1989 Une année extraordinaire
Dans deux mois et demi, l'Allemagne célébrera les 30 ans de la chute du Mur de Berlin. De très nombreux articles sont déjà publiés à cette occasion, tous plus pertinents les uns que les autres. Mais aucun ne met en perspective les deux faits majeurs qui ont conduit à cet effondrement du Mur :
- Le 16 octobre 1978, le cardinal Carol Wojtyla, archevêque de Cracovie est élu pape à Rome ; et, par devoir de mémoire, il prend le nom de Jean-Paul II. La surprise est immense, tant dans l'église catholique que dans les pays de l'Est. Un journal satirique français a même indiqué, dans ses colonnes, que le clergé ouest-allemand aurait « acheté » des voix de cardinaux pour faciliter les choses...

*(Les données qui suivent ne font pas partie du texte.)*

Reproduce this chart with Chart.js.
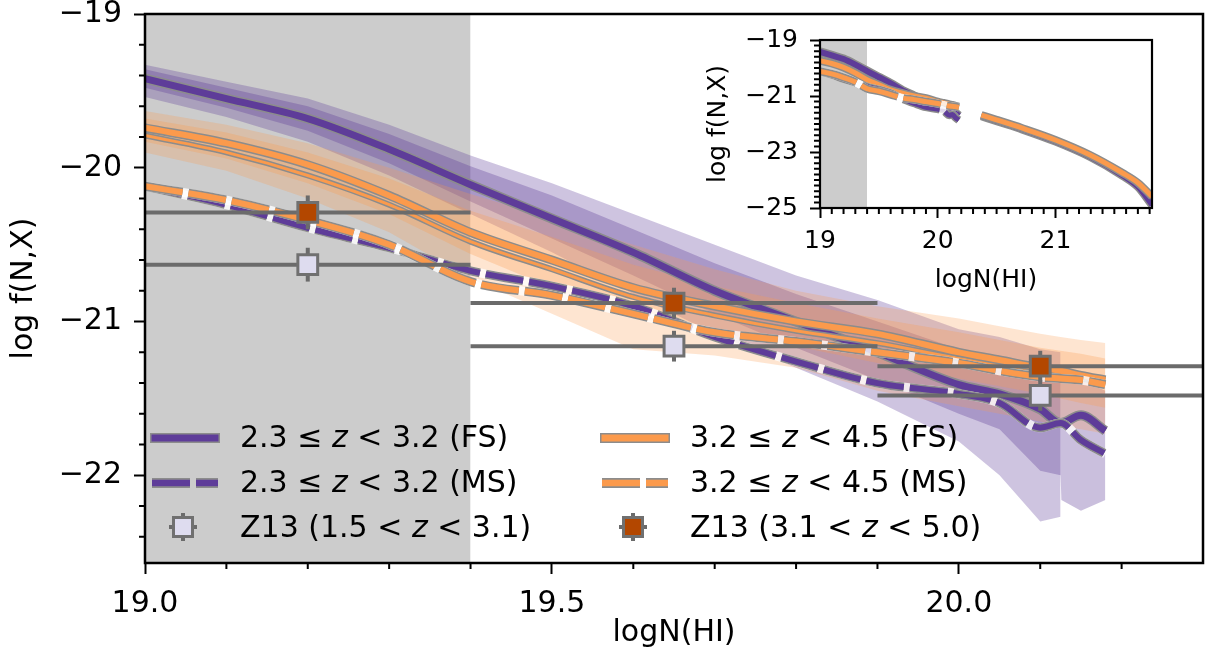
<!DOCTYPE html>
<html>
<head>
<meta charset="utf-8">
<script src="https://cdn.jsdelivr.net/npm/chart.js@4.4.1/dist/chart.umd.min.js"></script>
<style>
  body { margin: 0; background: #fff; }
  #wrap { position: relative; width: 1207px; height: 657px; font-family: 'DejaVu Sans', sans-serif; color: #000; }
  #main { position: absolute; left: 0; top: 0; }
  #inset { position: absolute; left: 690px; top: 20px; }
  .lt { position: absolute; font-size: 30px; line-height: 30px; white-space: nowrap; }
  .lh { position: absolute; }
</style>
</head>
<body>
<div id="wrap">
  <canvas id="main" width="1207" height="657"></canvas>
  <canvas id="inset" width="490" height="280"></canvas>
  <div id="legend"></div>
</div>
<script>
// ---- data ----
const X = [19.0, 19.1, 19.2, 19.3, 19.4, 19.5, 19.6, 19.7, 19.8, 19.9, 20.0, 20.05, 20.1, 20.125, 20.15, 20.18];
const purpleFS  = [-19.42, -19.55, -19.68, -19.88, -20.11, -20.33, -20.55, -20.80, -21.00, -21.20, -21.41, -21.47, -21.57, -21.66, -21.61, -21.71];
const purpleMS  = [-20.12, -20.24, -20.39, -20.52, -20.67, -20.77, -20.90, -21.10, -21.26, -21.40, -21.47, -21.53, -21.69, -21.66, -21.77, -21.86];
const orangeFS  = [-19.74, -19.84, -19.98, -20.18, -20.42, -20.60, -20.78, -20.90, -21.00, -21.08, -21.20, -21.25, -21.30, -21.32, -21.35, -21.38];
const orangeFS2 = [-19.79, -19.90, -20.05, -20.24, -20.48, -20.66, -20.84, -20.96, -21.06, -21.14, -21.24, -21.28, -21.32, -21.34, -21.37, -21.40];
const orangeMS  = [-20.12, -20.21, -20.34, -20.50, -20.74, -20.83, -20.95, -21.07, -21.13, -21.20, -21.27, -21.32, -21.36, -21.37, -21.38, -21.41];

const purpleOuterX  = [19.0, 19.1, 19.2, 19.3, 19.4, 19.5, 19.6, 19.7, 19.8, 19.9, 20.0, 20.05, 20.1, 20.125];
const purpleOuterHi = [-19.33, -19.44, -19.55, -19.72, -19.92, -20.10, -20.30, -20.50, -20.70, -20.86, -21.05, -21.10, -21.18, -21.20];
const purpleOuterLo = [-19.54, -19.67, -19.83, -20.05, -20.30, -20.55, -20.82, -21.08, -21.30, -21.52, -21.78, -22.00, -22.30, -22.27];
const purpleInnerX  = [19.0, 19.1, 19.2, 19.3, 19.4, 19.5, 19.6, 19.7, 19.8, 19.9, 20.0, 20.05, 20.1, 20.125, 20.126, 20.15, 20.18];
const purpleInnerHi = [-19.36, -19.48, -19.60, -19.78, -19.99, -20.18, -20.40, -20.62, -20.82, -21.00, -21.18, -21.24, -21.32, -21.36, -21.36, -21.38, -21.45];
const purpleInnerLo = [-19.48, -19.61, -19.76, -19.97, -20.22, -20.46, -20.70, -20.95, -21.17, -21.38, -21.60, -21.70, -21.97, -22.00, -22.16, -22.23, -22.16];

const orangeOuterHi = [-19.63, -19.72, -19.84, -20.00, -20.17, -20.33, -20.50, -20.66, -20.80, -20.90, -20.98, -21.03, -21.08, -21.10, -21.12, -21.14];
const orangeOuterLo = [-19.90, -20.02, -20.20, -20.42, -20.72, -20.95, -21.18, -21.22, -21.30, -21.45, -21.55, -21.60, -21.65, -21.68, -21.70, -21.73];
const orangeInnerHi = [-19.68, -19.77, -19.90, -20.07, -20.28, -20.45, -20.63, -20.77, -20.88, -20.98, -21.07, -21.12, -21.17, -21.19, -21.21, -21.24];
const orangeInnerLo = [-19.83, -19.94, -20.10, -20.30, -20.56, -20.78, -20.98, -21.07, -21.16, -21.27, -21.37, -21.42, -21.47, -21.50, -21.53, -21.56];

const z13X     = [19.2, 19.65, 20.1];
const z13XLo   = [19.0, 19.4, 19.9];
const z13XHi   = [19.4, 19.9, 20.3];
const z13Low   = [-20.63, -21.16, -21.48];   // 1.5 < z < 3.1
const z13High  = [-20.29, -20.88, -21.29];   // 3.1 < z < 5.0
const z13YErr  = [0.11, 0.10, 0.10];

const shadeX = [19.0, 19.4];
const xTicks = [19.0, 19.5, 20.0];
const yTicks = [-22, -21, -20, -19];

// inset, high column density part
const highX      = [20.37, 20.5, 20.72, 21.0, 21.29, 21.57, 21.7, 21.82];
const highOrange = [-21.68, -21.85, -22.15, -22.57, -23.10, -23.75, -24.10, -24.59];
const highPurple = [-21.72, -21.90, -22.20, -22.63, -23.17, -23.85, -24.25, -24.90];
const insetXTicks = [19, 20, 21];
const insetYTicks = [-25, -23, -21, -19];

// ---- styling ----
const PURPLE = '#5e3c99', ORANGE = '#fb9a4c', EDGE = '#8c8c8c', BAR = '#6b6b6b';
const FONT = 'DejaVu Sans';
const DASH = [38, 6];

function range(a, b, s) { const r = []; for (let v = a; v <= b + 1e-9; v += s) r.push(Math.round(v * 100) / 100); return r; }
function pts(xs, ys) { return xs.map((x, i) => ({x, y: ys[i]})); }

function makeLayers() {
  const L = [];
  const add = d => { L.push(d); return L.length - 1; };
  return {
    L, add,
    band(xs, lo, hi, color) {
      const i = add({data: pts(xs, lo), borderWidth: 0, fill: false});
      add({data: pts(xs, hi), borderWidth: 0, backgroundColor: color, fill: {target: i}});
    },
    line(xs, ys, color, w, dash) {
      const data = pts(xs, ys);
      if (dash) add({data, borderColor: 'rgba(255,255,255,0.8)', borderWidth: w + 3, cubicInterpolationMode: 'monotone'});
      add({data, borderColor: EDGE, borderWidth: w + 3, borderDash: dash || [], cubicInterpolationMode: 'monotone'});
      add({data, borderColor: color, borderWidth: w, borderDash: dash || [], cubicInterpolationMode: 'monotone'});
    },
    build() {
      return L.map((d, i) => Object.assign({type: 'line', pointRadius: 0, tension: 0, clip: 0, fill: false, order: L.length - i}, d));
    }
  };
}

const axisDecor = {
  id: 'axisDecor',
  beforeDraw(chart, args, o) {
    if (!o.white) return;
    const a = chart.chartArea, c = chart.ctx;
    c.save(); c.fillStyle = '#fff'; c.fillRect(a.left, a.top, a.right - a.left, a.bottom - a.top); c.restore();
  },
  afterDraw(chart, args, o) {
    const {ctx: c, chartArea: a, scales: {x, y}} = chart;
    c.save();
    c.strokeStyle = '#000';
    c.lineWidth = o.tickWidth;
    c.beginPath();
    o.xMinor.forEach(v => { const p = x.getPixelForValue(v); c.moveTo(p, a.bottom); c.lineTo(p, a.bottom + o.minorLen); });
    o.yMinor.forEach(v => { const p = y.getPixelForValue(v); c.moveTo(a.left, p); c.lineTo(a.left - o.minorLen, p); });
    c.stroke();
    c.lineWidth = o.frame;
    c.strokeRect(a.left, a.top, a.right - a.left, a.bottom - a.top);
    c.restore();
  }
};

function noPad(s) { s.paddingTop = 0; s.paddingBottom = 0; s.paddingLeft = 0; s.paddingRight = 0; }

function axes(cfg) {
  const tickFont = {family: FONT, size: cfg.size};
  return {
    x: {
      type: 'linear', min: cfg.xmin, max: cfg.xmax,
      afterBuildTicks: s => { s.ticks = cfg.xTicks.map(v => ({value: v})); },
      afterFit: s => { s.height = cfg.xh; noPad(s); },
      grid: {drawOnChartArea: false, tickLength: cfg.tl, tickWidth: 2, tickColor: '#000'},
      border: {display: false},
      ticks: {font: tickFont, color: '#000', padding: cfg.xpad, maxRotation: 0, autoSkip: false, callback: cfg.xfmt},
      title: {display: true, text: 'logN(HI)', font: tickFont, color: '#000', padding: {top: 0, bottom: cfg.xtp}}
    },
    y: {
      type: 'linear', min: cfg.ymin, max: cfg.ymax,
      afterBuildTicks: s => { s.ticks = cfg.yTicks.map(v => ({value: v})); },
      afterFit: s => { s.width = cfg.yw; noPad(s); },
      grid: {drawOnChartArea: false, tickLength: cfg.tl, tickWidth: 2, tickColor: '#000'},
      border: {display: false},
      ticks: {font: tickFont, color: '#000', padding: cfg.ypad, callback: v => '\u2212' + Math.abs(v)},
      title: {display: true, text: 'log f(N,X)', font: tickFont, color: '#000', padding: {top: cfg.ytp, bottom: 0}}
    }
  };
}

// ---- main chart ----
const m = makeLayers();
m.add({data: pts(shadeX, [-19, -19]), borderWidth: 0, backgroundColor: '#cccccc', fill: 'start'});
m.band(purpleOuterX, purpleOuterLo, purpleOuterHi, 'rgba(94,60,153,0.30)');
m.band(purpleInnerX, purpleInnerLo, purpleInnerHi, 'rgba(94,60,153,0.33)');
m.band(X, orangeOuterLo, orangeOuterHi, 'rgba(251,154,76,0.26)');
m.band(X, orangeInnerLo, orangeInnerHi, 'rgba(251,154,76,0.28)');
m.line(X, purpleFS, PURPLE, 7);
m.line(X, orangeFS2, ORANGE, 3);
m.line(X, orangeFS, ORANGE, 6);
m.line(X, purpleMS, PURPLE, 6, DASH);
m.line(X, orangeMS, ORANGE, 6, DASH);
z13X.forEach((x, i) => {
  [z13Low[i], z13High[i]].forEach(y => {
    m.add({data: [{x: z13XLo[i], y}, {x: z13XHi[i], y}], borderColor: BAR, borderWidth: 4});
    m.add({data: [{x, y: y - z13YErr[i]}, {x, y: y + z13YErr[i]}], borderColor: BAR, borderWidth: 4});
  });
});
m.add({data: pts(z13X, z13Low), showLine: false, pointStyle: 'rect', pointRadius: 14, pointBorderWidth: 3, pointBorderColor: '#707070', pointBackgroundColor: '#dedcef', clip: false});
m.add({data: pts(z13X, z13High), showLine: false, pointStyle: 'rect', pointRadius: 14, pointBorderWidth: 3, pointBorderColor: '#707070', pointBackgroundColor: '#b34700', clip: false});

new Chart(document.getElementById('main'), {
  type: 'line',
  data: {datasets: m.build()},
  plugins: [axisDecor],
  options: {
    responsive: false, animation: false, events: [],
    layout: {autoPadding: false, padding: {top: 14, right: 4, left: 0, bottom: 0}},
    plugins: {
      legend: {display: false}, tooltip: {enabled: false},
      axisDecor: {xMinor: range(19.1, 20.2, 0.1).filter(v => !xTicks.includes(v)),
                  yMinor: range(-22.4, -19.2, 0.2).filter(v => !yTicks.includes(v)),
                  minorLen: 6, tickWidth: 2, frame: 2.5}
    },
    scales: axes({xmin: 19, xmax: 20.3, ymin: -22.57, ymax: -19, xTicks, yTicks, size: 30, tl: 11,
                  xh: 94, yw: 145, xpad: 12, ypad: 12, xtp: 6, ytp: 6, xfmt: v => v.toFixed(1)})
  }
});

// ---- inset ----
const n = makeLayers();
n.add({data: pts(shadeX, [-19, -19]), borderWidth: 0, backgroundColor: '#cccccc', fill: 'start'});
n.line(X, purpleFS, PURPLE, 6);
n.line(X, orangeFS, ORANGE, 5);
n.line(X, purpleMS, PURPLE, 5, DASH);
n.line(X, orangeMS, ORANGE, 5, DASH);
n.line(highX, highPurple, PURPLE, 5);
n.line(highX, highOrange, ORANGE, 5);

new Chart(document.getElementById('inset'), {
  type: 'line',
  data: {datasets: n.build()},
  plugins: [axisDecor],
  options: {
    responsive: false, animation: false, events: [],
    layout: {autoPadding: false, padding: {top: 20, right: 28, left: 0, bottom: 0}},
    plugins: {
      legend: {display: false}, tooltip: {enabled: false},
      axisDecor: {white: true,
                  xMinor: range(19.1, 21.8, 0.1).filter(v => !insetXTicks.includes(v)),
                  yMinor: range(-24.8, -19.2, 0.2).filter(v => !insetYTicks.includes(v)),
                  minorLen: 6, tickWidth: 2, frame: 2.2}
    },
    scales: axes({xmin: 19, xmax: 21.82, ymin: -25, ymax: -19, xTicks: insetXTicks, yTicks: insetYTicks, size: 25, tl: 10,
                  xh: 92, yw: 130, xpad: 8, ypad: 12, xtp: 5, ytp: 13, xfmt: v => String(v)})
  }
});

// ---- legend (html) ----
const legendRows = [437, 482, 527];
const legendItems = [
  {col: 0, row: 0, kind: 'solid', color: PURPLE, text: '2.3 \u2264 <i>z</i> < 3.2 (FS)'},
  {col: 0, row: 1, kind: 'dash',  color: PURPLE, text: '2.3 \u2264 <i>z</i> < 3.2 (MS)'},
  {col: 0, row: 2, kind: 'mark',  color: '#dedcef', text: 'Z13 (1.5 < <i>z</i> < 3.1)'},
  {col: 1, row: 0, kind: 'solid', color: ORANGE, text: '3.2 \u2264 <i>z</i> < 4.5 (FS)'},
  {col: 1, row: 1, kind: 'dash',  color: ORANGE, text: '3.2 \u2264 <i>z</i> < 4.5 (MS)'},
  {col: 1, row: 2, kind: 'mark',  color: '#b34700', text: 'Z13 (3.1 < <i>z</i> < 5.0)'}
];
const legendCols = [150, 600];
const leg = document.getElementById('legend');
legendItems.forEach(it => {
  const x0 = legendCols[it.col], yc = legendRows[it.row];
  let svg;
  if (it.kind === 'solid') {
    svg = `<svg width="72" height="14"><line x1="1" y1="7" x2="71" y2="7" stroke="${EDGE}" stroke-width="10"/><line x1="2.5" y1="7" x2="69.5" y2="7" stroke="${it.color}" stroke-width="7"/></svg>`;
  } else if (it.kind === 'dash') {
    svg = `<svg width="72" height="14"><line x1="3" y1="7" x2="69" y2="7" stroke="${EDGE}" stroke-width="10" stroke-dasharray="38 6"/><line x1="3" y1="7" x2="69" y2="7" stroke="${it.color}" stroke-width="6.5" stroke-dasharray="38 6"/></svg>`;
  } else {
    svg = `<svg width="72" height="36"><line x1="20" y1="18" x2="48" y2="18" stroke="${BAR}" stroke-width="4"/><line x1="34" y1="4" x2="34" y2="32" stroke="${BAR}" stroke-width="4"/><rect x="24.5" y="8.5" width="19" height="19" fill="${it.color}" stroke="#707070" stroke-width="3"/></svg>`;
  }
  const h = document.createElement('div');
  h.className = 'lh';
  h.style.left = (x0 - 1) + 'px';
  h.style.top = (yc - (it.kind === 'mark' ? 18 : 7)) + 'px';
  h.innerHTML = svg;
  leg.appendChild(h);
  const t = document.createElement('div');
  t.className = 'lt';
  t.style.left = (x0 + 90) + 'px';
  t.style.top = (yc - 15) + 'px';
  t.innerHTML = it.text;
  leg.appendChild(t);
});
</script>
</body>
</html>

- Le 27 décembre 1979, l'Union soviétique commence l'invasion de l'Afghanistan, au motif de défendre un régime frère, en grande difficulté. Cette décision a été prise par Brejnev, le chef du KGB, et le chef d'État-major de l'armée soviétique, en désaccord avec son propre État-major. Soit ! Mais les Russes, pourtant cultivés, n'avaient pas bien lu « Les Cavaliers » de Joseph Kessel ; sinon, ils auraient su que les tribus afghanes étaient indomptables !
Ce sont bien ces deux événements qui vont peser, constamment et lourdement, sur l'avenir du bloc soviétique pendant à peine 10 ans...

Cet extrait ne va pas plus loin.